In silenzio stampa per quanto concerne i dettagli della tanto acclamata serie partenopea, Silvestrini si è sottoposto ad alcune domande in merito all’attualità cinematografica.
La figura della donna al cinema
Da alcune dichiarazioni che ho avuto modo di ascoltare, mi è parso di capire che lei abbia particolarmente a cuore la questione femminile all’interno del prodotto audiovisivo contemporaneo. Nell’ottica di un concreto miglioramento della narrazione del femminile, crede che sia utile andare a ripescare icone del passato per stravolgerne i presupposti, o serve piuttosto costruire nuovi personaggi che ispirino le nuove generazioni?
“Secondo me quello a cui stiamo assistendo in questo momento negli ultimi anni del cinema è un approfondimento maggiore anche delle aspirazioni dei personaggi femminili che non sono solo accompagnatrici dei personaggi maschili, ma hanno i loro desideri e la loro volontà. Questo forse, a volte, porta anche diciamo una riscrittura di personaggi iconici in maniera un po’ straniante per chi li conosceva già. Però bisogna trovare un equilibrio in questo, ma è giusta la direzione che si è presa nel cercare di rendere i personaggi femminili più strutturati, complessi e interessanti, perché credo che, in qualche modo, noi siamo fatti anche delle storie che abbiamo visto o ascoltato”.

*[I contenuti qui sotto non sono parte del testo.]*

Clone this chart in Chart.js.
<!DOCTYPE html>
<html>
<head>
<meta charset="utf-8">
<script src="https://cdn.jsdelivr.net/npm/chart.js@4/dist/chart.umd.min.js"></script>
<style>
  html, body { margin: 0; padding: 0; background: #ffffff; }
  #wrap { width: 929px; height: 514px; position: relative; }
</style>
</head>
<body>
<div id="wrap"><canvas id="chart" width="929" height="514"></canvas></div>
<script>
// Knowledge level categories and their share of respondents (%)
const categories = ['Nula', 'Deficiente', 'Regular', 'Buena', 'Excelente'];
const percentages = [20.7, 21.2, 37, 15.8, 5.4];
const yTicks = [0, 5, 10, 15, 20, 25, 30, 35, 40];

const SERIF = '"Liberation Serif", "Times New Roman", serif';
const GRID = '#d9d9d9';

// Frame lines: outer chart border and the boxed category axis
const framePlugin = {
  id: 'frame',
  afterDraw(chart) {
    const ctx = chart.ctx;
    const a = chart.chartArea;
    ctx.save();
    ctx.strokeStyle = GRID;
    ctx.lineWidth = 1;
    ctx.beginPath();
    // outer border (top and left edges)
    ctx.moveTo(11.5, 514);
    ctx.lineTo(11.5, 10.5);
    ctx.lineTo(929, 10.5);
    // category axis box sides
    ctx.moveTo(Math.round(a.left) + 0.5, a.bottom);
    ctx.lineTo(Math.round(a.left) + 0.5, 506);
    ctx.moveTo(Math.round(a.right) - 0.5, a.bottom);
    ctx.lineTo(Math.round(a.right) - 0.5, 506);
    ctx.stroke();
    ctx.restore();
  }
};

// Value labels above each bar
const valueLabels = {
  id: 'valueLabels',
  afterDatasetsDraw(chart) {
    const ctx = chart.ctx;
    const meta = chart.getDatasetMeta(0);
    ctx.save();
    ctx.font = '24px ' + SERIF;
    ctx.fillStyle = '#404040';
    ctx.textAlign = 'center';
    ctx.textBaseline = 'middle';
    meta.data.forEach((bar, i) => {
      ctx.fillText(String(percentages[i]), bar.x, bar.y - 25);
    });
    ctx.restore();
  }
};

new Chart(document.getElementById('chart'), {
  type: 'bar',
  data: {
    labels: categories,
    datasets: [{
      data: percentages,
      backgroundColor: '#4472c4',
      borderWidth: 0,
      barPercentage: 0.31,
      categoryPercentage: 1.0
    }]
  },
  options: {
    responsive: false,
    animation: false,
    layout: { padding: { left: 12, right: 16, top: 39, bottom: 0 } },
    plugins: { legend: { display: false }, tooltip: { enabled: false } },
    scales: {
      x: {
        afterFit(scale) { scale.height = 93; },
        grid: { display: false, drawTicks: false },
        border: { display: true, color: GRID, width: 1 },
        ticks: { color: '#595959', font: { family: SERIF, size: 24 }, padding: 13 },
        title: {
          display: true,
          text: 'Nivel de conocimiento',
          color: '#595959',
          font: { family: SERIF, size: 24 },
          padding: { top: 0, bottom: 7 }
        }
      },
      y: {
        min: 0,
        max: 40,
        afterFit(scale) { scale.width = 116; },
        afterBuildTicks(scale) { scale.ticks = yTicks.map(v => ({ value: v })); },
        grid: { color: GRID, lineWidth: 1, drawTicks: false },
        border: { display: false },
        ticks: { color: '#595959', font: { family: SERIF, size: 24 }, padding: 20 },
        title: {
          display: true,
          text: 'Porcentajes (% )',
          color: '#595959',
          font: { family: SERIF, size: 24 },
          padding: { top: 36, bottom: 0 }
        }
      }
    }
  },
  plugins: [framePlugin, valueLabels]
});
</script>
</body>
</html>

Silvestrini prosegue: “Quando una bambina o un bambino vede un film come Barbie, può confrontarsi con una complessità maggiore del femminile. Ora in questo momento, magari, c’è anche uno sbilanciamento, per cui sembra che per raccontare delle donne interessanti, si debbano affiancare degli uomini stupidi… prima o poi troveremo un bilanciamento. Secondo me ci sono delle delle cose molto importanti che per molti anni non sono state raccontate abbastanza. Come per esempio il desiderio femminile, che sia desiderio di fare carriera o il desiderio sessuale”.
Mare Fuori in sala?
Per quanto riguarda invece la sala, crede che sia fondamentale per l’espressione dell’audiovisivo? Vorrebbe un Mare Fuori in sala?

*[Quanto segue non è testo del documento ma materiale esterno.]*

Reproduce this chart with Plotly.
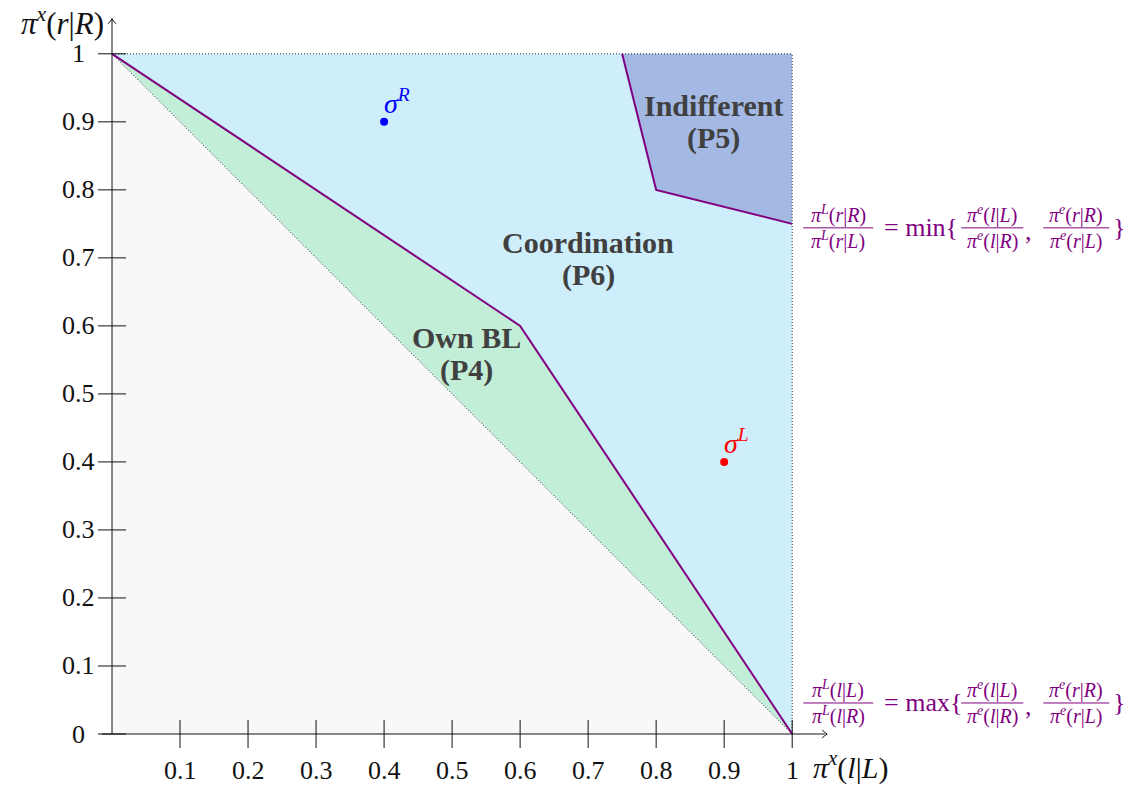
import plotly.graph_objects as go

W, H = 1133, 786

# ---------------- data ----------------
x_ticks = [0.1, 0.2, 0.3, 0.4, 0.5, 0.6, 0.7, 0.8, 0.9, 1.0]
x_tick_labels = ["0.1", "0.2", "0.3", "0.4", "0.5", "0.6", "0.7", "0.8", "0.9", "1"]
y_ticks = [0.0, 0.1, 0.2, 0.3, 0.4, 0.5, 0.6, 0.7, 0.8, 0.9, 1.0]
y_tick_labels = ["0", "0.1", "0.2", "0.3", "0.4", "0.5", "0.6", "0.7", "0.8", "0.9", "1"]

lower_x = [0, 0, 1]
lower_y = [0, 1, 0]
ownbl_x = [0, 0.6, 1]
ownbl_y = [1, 0.6, 0]
coord_x = [0, 0.6, 1, 1, 0.8, 0.75]
coord_y = [1, 0.6, 0, 0.75, 0.8, 1]
indiff_x = [0.75, 0.8, 1, 1]
indiff_y = [1, 0.8, 0.75, 1]

bound_lower_x = [0, 0.6, 1]
bound_lower_y = [1, 0.6, 0]
bound_upper_x = [0.75, 0.8, 1]
bound_upper_y = [1, 0.8, 0.75]

diag_x = [0, 1]
diag_y = [1, 0]
top_x = [0, 1]
top_y = [1, 1]
right_x = [1, 1]
right_y = [0, 1]

point_names = ["R", "L"]
point_x = [0.4, 0.9]
point_y = [0.9, 0.4]
point_colors = ["#0000ff", "#ff0000"]

region_lines = [["Coordination", "(P6)"], ["Own BL", "(P4)"], ["Indifferent", "(P5)"]]
region_x = [0.70, 0.521, 0.885]
region_y = [0.699, 0.559, 0.90]

# ---------------- layout geometry ----------------
XMIN, XMAX = -0.025, 1.06
YMIN, YMAX = -0.025, 1.06
ML, MB = 95, 35
PW = (XMAX - XMIN) * 680
PH = (YMAX - YMIN) * 680
MR = W - ML - PW
MT = H - MB - PH

def pxx(px):
    return (px - ML) / PW

def pxy(py):
    return (H - MB - py) / PH

FONT = "Liberation Serif"
PURPLE = "#800080"

fig = go.Figure()

def fill(x, y, color):
    fig.add_trace(go.Scatter(x=x, y=y, fill="toself", fillcolor=color, mode="lines",
                             line=dict(width=0), hoverinfo="skip", showlegend=False))

fill(lower_x, lower_y, "#f9f8f9")
fill(ownbl_x, ownbl_y, "#c2edd6")
fill(coord_x, coord_y, "#cdeefa")
fill(indiff_x, indiff_y, "#a3b9e4")

for xs, ys in [(diag_x, diag_y), (top_x, top_y), (right_x, right_y)]:
    fig.add_trace(go.Scatter(x=xs, y=ys, mode="lines", line=dict(color="#333333", width=1, dash="1px,2px"),
                             hoverinfo="skip", showlegend=False))

for xs, ys in [(bound_lower_x, bound_lower_y), (bound_upper_x, bound_upper_y)]:
    fig.add_trace(go.Scatter(x=xs, y=ys, mode="lines", line=dict(color=PURPLE, width=2),
                             hoverinfo="skip", showlegend=False))

# axis lines
fig.add_shape(type="line", x0=-0.015, x1=1.048, y0=0, y1=0, xref="x", yref="y",
              line=dict(color="#111111", width=1), layer="above")
fig.add_shape(type="line", x0=0, x1=0, y0=0, y1=1.052, xref="x", yref="y",
              line=dict(color="#111111", width=1), layer="above")
# arrow heads
ax_tip = (827, 734)
fig.add_shape(type="path", xref="paper", yref="paper", layer="above",
              path=f"M {pxx(ax_tip[0]-5)},{pxy(ax_tip[1]-4)} Q {pxx(ax_tip[0]-2)},{pxy(ax_tip[1]-1)} {pxx(ax_tip[0])},{pxy(ax_tip[1])} "
                   f"Q {pxx(ax_tip[0]-2)},{pxy(ax_tip[1]+1)} {pxx(ax_tip[0]-5)},{pxy(ax_tip[1]+4)}",
              line=dict(color="#111111", width=1))
ay_tip = (112, 19)
fig.add_shape(type="path", xref="paper", yref="paper", layer="above",
              path=f"M {pxx(ay_tip[0]-4)},{pxy(ay_tip[1]+5)} Q {pxx(ay_tip[0]-1)},{pxy(ay_tip[1]+2)} {pxx(ay_tip[0])},{pxy(ay_tip[1])} "
                   f"Q {pxx(ay_tip[0]+1)},{pxy(ay_tip[1]+2)} {pxx(ay_tip[0]+4)},{pxy(ay_tip[1]+5)}",
              line=dict(color="#111111", width=1))

# ticks
fig.add_trace(go.Scatter(x=x_ticks, y=[0] * len(x_ticks), mode="markers", cliponaxis=False,
                         marker=dict(symbol="line-ns", size=20, line=dict(color="#111111", width=1)),
                         hoverinfo="skip", showlegend=False))
fig.add_trace(go.Scatter(x=[0] * len(y_ticks), y=y_ticks, mode="markers", cliponaxis=False,
                         marker=dict(symbol="line-ew", size=20, line=dict(color="#111111", width=1)),
                         hoverinfo="skip", showlegend=False))

# points
fig.add_trace(go.Scatter(x=point_x, y=point_y, mode="markers", cliponaxis=False,
                         marker=dict(color=point_colors, size=8), hoverinfo="skip", showlegend=False))

ann = []
TF = 26
for v, t in zip(x_ticks, x_tick_labels):
    ann.append(dict(x=v, y=0, xref="x", yref="y", text=t, showarrow=False, yshift=-36,
                    xanchor="center", yanchor="middle", font=dict(family=FONT, size=TF, color="#111111")))
for v, t in zip(y_ticks, y_tick_labels):
    ann.append(dict(x=0, y=v, xref="x", yref="y", text=t, showarrow=False, xshift=-34,
                    xanchor="center", yanchor="middle", font=dict(family=FONT, size=TF, color="#111111")))

for lines, rx, ry in zip(region_lines, region_x, region_y):
    for k, line in enumerate(lines):
        ann.append(dict(x=rx, y=ry, xref="x", yref="y", text=f"<b>{line}</b>", showarrow=False,
                        yshift=16.5 - 33 * k, xanchor="center", yanchor="middle",
                        font=dict(family=FONT, size=30, color="#404040")))

for name, px_, py_, c in zip(point_names, point_x, point_y, point_colors):
    ann.append(dict(x=px_, y=py_, xref="x", yref="y", text=f"<i>σ</i><sup><i>{name}</i></sup>",
                    showarrow=False, xanchor="left", yanchor="bottom", xshift=-2, yshift=1,
                    font=dict(family=FONT, size=28, color=c)))

# axis labels
ann.append(dict(x=pxx(106), y=pxy(22), xref="paper", yref="paper",
                text="<i>π</i><sup><i>x</i></sup>(<i>r</i>|<i>R</i>)", showarrow=False,
                xanchor="right", yanchor="middle", font=dict(family=FONT, size=31, color="#111111")))
ann.append(dict(x=pxx(811), y=pxy(765), xref="paper", yref="paper",
                text="<i>π</i><sup><i>x</i></sup>(<i>l</i>|<i>L</i>)", showarrow=False,
                xanchor="left", yanchor="middle", font=dict(family=FONT, size=30, color="#111111")))

# boundary labels (stacked fractions)
def pi(sup, a, b):
    return f"<i>π</i><sup><i>{sup}</i></sup>(<i>{a}</i>|<i>{b}</i>)"

label_upper = [(pi("L", "r", "R"), pi("L", "r", "L")), "= min{",
               (pi("e", "l", "L"), pi("e", "l", "R")), ",",
               (pi("e", "r", "R"), pi("e", "r", "L")), "}"]
label_lower = [(pi("L", "l", "L"), pi("L", "l", "R")), "= max{",
               (pi("e", "l", "L"), pi("e", "l", "R")), ",",
               (pi("e", "r", "R"), pi("e", "r", "L")), "}"]

frac_centers = [838, 992, 1076]
frac_half = [35, 31, 33]
op_left = [882, 1023, 1111]

def add_label(parts, bar_y):
    fi = 0
    oi = 0
    for p in parts:
        if isinstance(p, tuple):
            cx = frac_centers[fi]
            hw = frac_half[fi]
            ann.append(dict(x=pxx(cx), y=pxy(bar_y - 13), xref="paper", yref="paper", text=p[0],
                            showarrow=False, xanchor="center", yanchor="middle",
                            font=dict(family=FONT, size=20, color=PURPLE)))
            ann.append(dict(x=pxx(cx), y=pxy(bar_y + 13), xref="paper", yref="paper", text=p[1],
                            showarrow=False, xanchor="center", yanchor="middle",
                            font=dict(family=FONT, size=20, color=PURPLE)))
            fig.add_shape(type="line", xref="paper", yref="paper", x0=pxx(cx - hw), x1=pxx(cx + hw),
                          y0=pxy(bar_y), y1=pxy(bar_y), line=dict(color=PURPLE, width=1))
            fi += 1
        else:
            dy = 4 if p == "," else 0
            ann.append(dict(x=pxx(op_left[oi]), y=pxy(bar_y + dy), xref="paper", yref="paper", text=p,
                            showarrow=False, xanchor="left", yanchor="middle",
                            font=dict(family=FONT, size=26, color=PURPLE)))
            oi += 1

add_label(label_upper, 228)
add_label(label_lower, 703)

fig.update_layout(
    width=W, height=H,
    margin=dict(l=ML, r=MR, t=MT, b=MB),
    paper_bgcolor="white", plot_bgcolor="white",
    xaxis=dict(range=[XMIN, XMAX], showgrid=False, zeroline=False, showticklabels=False,
               showline=False, ticks="", fixedrange=True),
    yaxis=dict(range=[YMIN, YMAX], showgrid=False, zeroline=False, showticklabels=False,
               showline=False, ticks="", fixedrange=True),
    annotations=ann,
    showlegend=False,
)

fig.write_html("out.html")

“Si, vorrei un Mare Fuori in sala. Vorrei che tanti giovani scoprissero e dico scoprissero che magari sono diventati adolescenti sotto il covid e non sanno neanche che cos’è l’esperienza della sala. Vorrei che la scoprissero e imparassero ad amarla come è capitato a me. È ovvio che quando io ero un adolescente la sala era l’unico modo di fruire dell’esperienza cinematografica alla massima potenza. Oggi con la tecnologia si assiste a una buona qualità di riproduzione anche a casa, però questo ovviamente ci porta lontani dall’esperienza sociale della fruizione di storie, che secondo me è un rito importante. Le storie ci permettono di crescere e secondo me bisogna cercare di fare film, come io proverò a fare in futuro, che riportino quel pubblico che per esempio si è appassionato sul piccolo schermo a Mare Fuori, verso storie sul grande schermo”.

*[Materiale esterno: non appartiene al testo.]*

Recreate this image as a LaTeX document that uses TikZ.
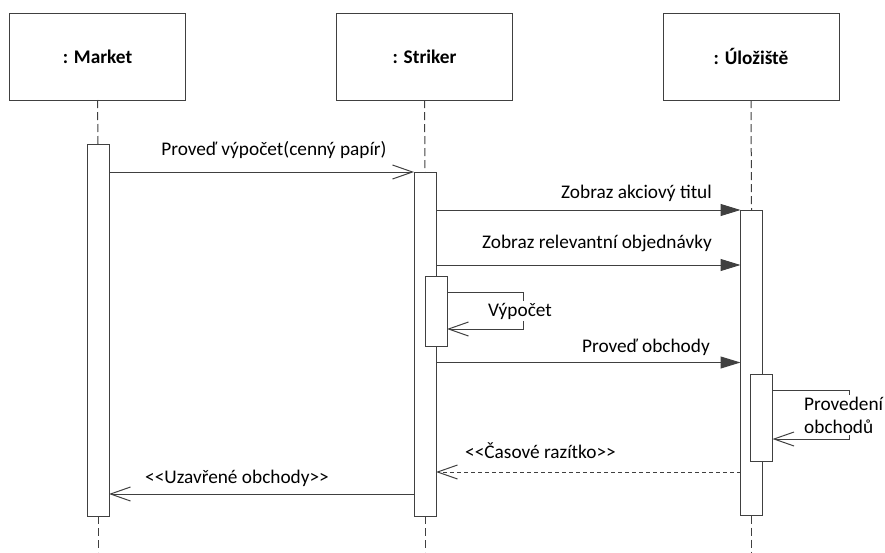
\documentclass[tikz,border=0pt]{standalone}
\usepackage{fontspec}
\setmainfont{Carlito}
\usetikzlibrary{arrows.meta}
\definecolor{linec}{HTML}{404040}
\newcommand{\fs}{\fontsize{19.3}{23}\selectfont}
\begin{document}
\begin{tikzpicture}[x=1pt,y=-1pt,
  obj/.style={draw=linec, line width=1pt, minimum width=176pt, minimum height=87pt, inner sep=0pt, outer sep=0pt, font=\fs\bfseries},
  act/.style={draw=linec, fill=white, line width=1pt, minimum width=22pt, inner sep=0pt, outer sep=0pt},
  life/.style={draw=linec, line width=1pt, dash pattern=on 8pt off 4pt},
  msg/.style={draw=linec, line width=1pt, -{Straight Barb[length=20pt,width=14pt]}},
  call/.style={draw=linec, line width=1pt, -{Triangle[length=20pt,width=12pt]}},
  ret/.style={msg, dash pattern=on 4pt off 3pt},
  lbl/.style={font=\fs, inner sep=1pt, text=black}
]
\useasboundingbox (0,0) rectangle (885,552);

% lifeline heads
\node[obj] (om) at (97.5,56.5) {: Market};
\node[obj] (os) at (424.5,56.5) {: Striker};
\node[obj] (ou) at (751,56.5) {: Úložiště};

% bottom coordinates of lifelines
\coordinate (bm) at (98,552);
\coordinate (bs) at (425,552);
\coordinate (bu) at (751.5,552);

% activation bars
\node[act, minimum height=372pt] (am) at (98,330) {};
\node[act, minimum height=344pt] (as) at (425,344) {};
\node[act, minimum height=305.5pt] (au) at (751.5,362.75) {};

% lifelines
\draw[life] (om.south) -- (am.north);
\draw[life] (os.south) -- (as.north);
\draw[life] (ou.south) -- (au.north);
\draw[life] (am.south) -- (bm);
\draw[life] (as.south) -- (bs);
\draw[life] (au.south) -- (bu);

% nested activations
\node[act, minimum height=70pt] (ns) at (436,311) {};
\node[act, minimum height=87pt] (nu) at (761.5,417.5) {};

% message heights
\coordinate (y1) at (0,172);
\coordinate (y2) at (0,210);
\coordinate (y3) at (0,265);
\coordinate (y4a) at (0,292);
\coordinate (y4b) at (0,329);
\coordinate (y5) at (0,362.5);
\coordinate (y6a) at (0,390);
\coordinate (y6b) at (0,439);
\coordinate (y7) at (0,472);
\coordinate (y8) at (0,494);

% messages
\draw[msg] (am.east |- y1) -- (as.west |- y1);
\node[lbl] (l1) at (274,150) {Proveď výpočet(cenný papír)};

\draw[call] (as.east |- y2) -- (au.west |- y2);
\node[lbl, anchor=east] (l2) at (713,193) {Zobraz akciový titul};

\draw[call] (as.east |- y3) -- (au.west |- y3);
\node[lbl, anchor=east] (l3) at (713,243) {Zobraz relevantní objednávky};

\coordinate (s1) at (523,292);
\coordinate (s2) at (523,329);
\draw[msg] (ns.east |- y4a) -- (s1) -- (s2) -- (ns.east |- y4b);
\node[lbl, fill=white, inner sep=2pt] (l4) at (520,311) {Výpočet};

\draw[call] (as.east |- y5) -- (au.west |- y5);
\node[lbl, anchor=east] (l5) at (711,347) {Proveď obchody};

\coordinate (u1) at (849,390);
\coordinate (u2) at (849,439);
\draw[msg] (nu.east |- y6a) -- (u1) -- (u2) -- (nu.east |- y6b);
\node[lbl, fill=white, anchor=west, align=left, inner sep=2pt] (l6) at (802,415) {Provedení\\obchodů};

\draw[ret] (au.west |- y7) -- (as.east |- y7);
\node[lbl, anchor=west] (l7) at (464,451) {{<}{<}Časové razítko{>}{>}};

\draw[msg] (as.west |- y8) -- (am.east |- y8);
\node[lbl, anchor=west] (l8) at (144,478) {{<}{<}Uzavřené obchody{>}{>}};
\end{tikzpicture}
\end{document}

Il regista conclude: “Quel tipo di rapporto che si è creato ha a che fare con un tipo di racconto delle emozioni che non è facile ottenere. In Mare Fuori, per mille motivi ci si è riusciti, ma non è solo merito mio, per carità. E’ merito delle storie e dell’interpretazione. Io in qualche modo ho fatto il direttore d’orchestra di tutte queste potenzialità. Penso che se oggi Mare Fuori andasse in sala la gente ci andrebbe, come è dimostrato dal fatto che le due proiezioni di questo Festival sono andate sold out in sette minuti. Vediamo per il futuro… questo dipenderà dalle volontà distributive”.